SHORT EXERCISE: Begin with the first line and repeat exactly through the line containing "(7,7) -- (768,7);"; leave every image out.

DATA SEGMENT:
+--

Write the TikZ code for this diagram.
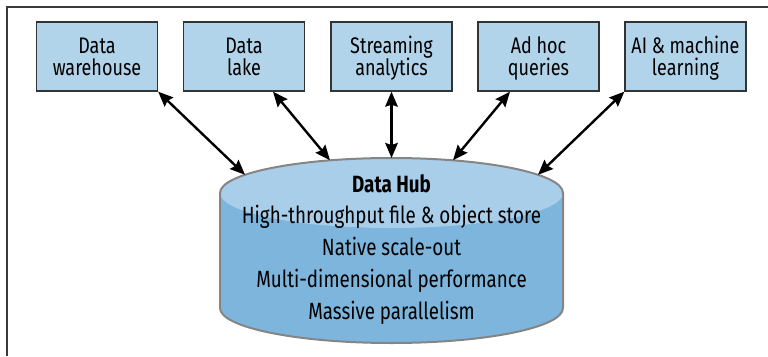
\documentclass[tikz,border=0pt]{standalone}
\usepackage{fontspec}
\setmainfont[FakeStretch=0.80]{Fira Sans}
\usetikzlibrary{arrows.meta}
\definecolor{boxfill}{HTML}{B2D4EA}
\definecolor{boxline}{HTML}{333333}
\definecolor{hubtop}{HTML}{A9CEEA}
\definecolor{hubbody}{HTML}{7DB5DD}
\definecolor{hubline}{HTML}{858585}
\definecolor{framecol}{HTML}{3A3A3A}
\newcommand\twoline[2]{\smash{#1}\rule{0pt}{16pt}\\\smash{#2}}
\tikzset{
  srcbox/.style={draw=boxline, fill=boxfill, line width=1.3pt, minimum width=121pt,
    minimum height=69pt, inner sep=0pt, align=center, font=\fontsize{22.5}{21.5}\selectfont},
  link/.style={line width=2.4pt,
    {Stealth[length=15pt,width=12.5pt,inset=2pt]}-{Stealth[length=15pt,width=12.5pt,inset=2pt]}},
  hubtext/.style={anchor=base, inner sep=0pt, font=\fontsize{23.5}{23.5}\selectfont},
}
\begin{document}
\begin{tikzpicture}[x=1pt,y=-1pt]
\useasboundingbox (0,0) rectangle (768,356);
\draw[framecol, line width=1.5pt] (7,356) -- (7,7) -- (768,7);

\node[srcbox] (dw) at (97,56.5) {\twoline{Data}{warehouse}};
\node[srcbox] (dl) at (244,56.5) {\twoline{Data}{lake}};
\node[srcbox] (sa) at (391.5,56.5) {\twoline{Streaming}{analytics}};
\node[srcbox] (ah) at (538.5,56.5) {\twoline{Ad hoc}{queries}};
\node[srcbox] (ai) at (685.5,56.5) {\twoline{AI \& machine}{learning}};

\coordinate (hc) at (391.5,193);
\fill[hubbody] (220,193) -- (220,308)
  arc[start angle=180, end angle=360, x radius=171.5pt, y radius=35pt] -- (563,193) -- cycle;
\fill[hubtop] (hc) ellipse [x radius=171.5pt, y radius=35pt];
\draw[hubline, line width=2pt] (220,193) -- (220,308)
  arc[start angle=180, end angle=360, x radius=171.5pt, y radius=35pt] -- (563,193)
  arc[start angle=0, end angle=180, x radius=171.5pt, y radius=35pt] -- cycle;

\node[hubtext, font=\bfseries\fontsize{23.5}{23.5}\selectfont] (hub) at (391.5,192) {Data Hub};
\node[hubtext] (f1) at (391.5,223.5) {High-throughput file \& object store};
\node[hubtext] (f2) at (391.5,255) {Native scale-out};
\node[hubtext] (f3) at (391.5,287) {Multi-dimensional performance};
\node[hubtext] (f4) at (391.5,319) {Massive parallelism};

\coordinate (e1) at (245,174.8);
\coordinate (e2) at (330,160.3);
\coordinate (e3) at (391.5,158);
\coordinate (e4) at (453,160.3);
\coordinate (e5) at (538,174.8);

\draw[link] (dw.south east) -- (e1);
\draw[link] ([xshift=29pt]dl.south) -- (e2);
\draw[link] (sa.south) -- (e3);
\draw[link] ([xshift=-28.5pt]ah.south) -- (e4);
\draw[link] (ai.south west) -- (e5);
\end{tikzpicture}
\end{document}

+--

EXERCISE OUTPUT:
Write the TikZ code for this diagram.
\documentclass[tikz,border=0pt]{standalone}
\usepackage{fontspec}
\setmainfont[FakeStretch=0.80]{Fira Sans}
\usetikzlibrary{arrows.meta}
\definecolor{boxfill}{HTML}{B2D4EA}
\definecolor{boxline}{HTML}{333333}
\definecolor{hubtop}{HTML}{A9CEEA}
\definecolor{hubbody}{HTML}{7DB5DD}
\definecolor{hubline}{HTML}{858585}
\definecolor{framecol}{HTML}{3A3A3A}
\newcommand\twoline[2]{\smash{#1}\rule{0pt}{16pt}\\\smash{#2}}
\tikzset{
  srcbox/.style={draw=boxline, fill=boxfill, line width=1.3pt, minimum width=121pt,
    minimum height=69pt, inner sep=0pt, align=center, font=\fontsize{22.5}{21.5}\selectfont},
  link/.style={line width=2.4pt,
    {Stealth[length=15pt,width=12.5pt,inset=2pt]}-{Stealth[length=15pt,width=12.5pt,inset=2pt]}},
  hubtext/.style={anchor=base, inner sep=0pt, font=\fontsize{23.5}{23.5}\selectfont},
}
\begin{document}
\begin{tikzpicture}[x=1pt,y=-1pt]
\useasboundingbox (0,0) rectangle (768,356);
\draw[framecol, line width=1.5pt] (7,356) -- (7,7) -- (768,7);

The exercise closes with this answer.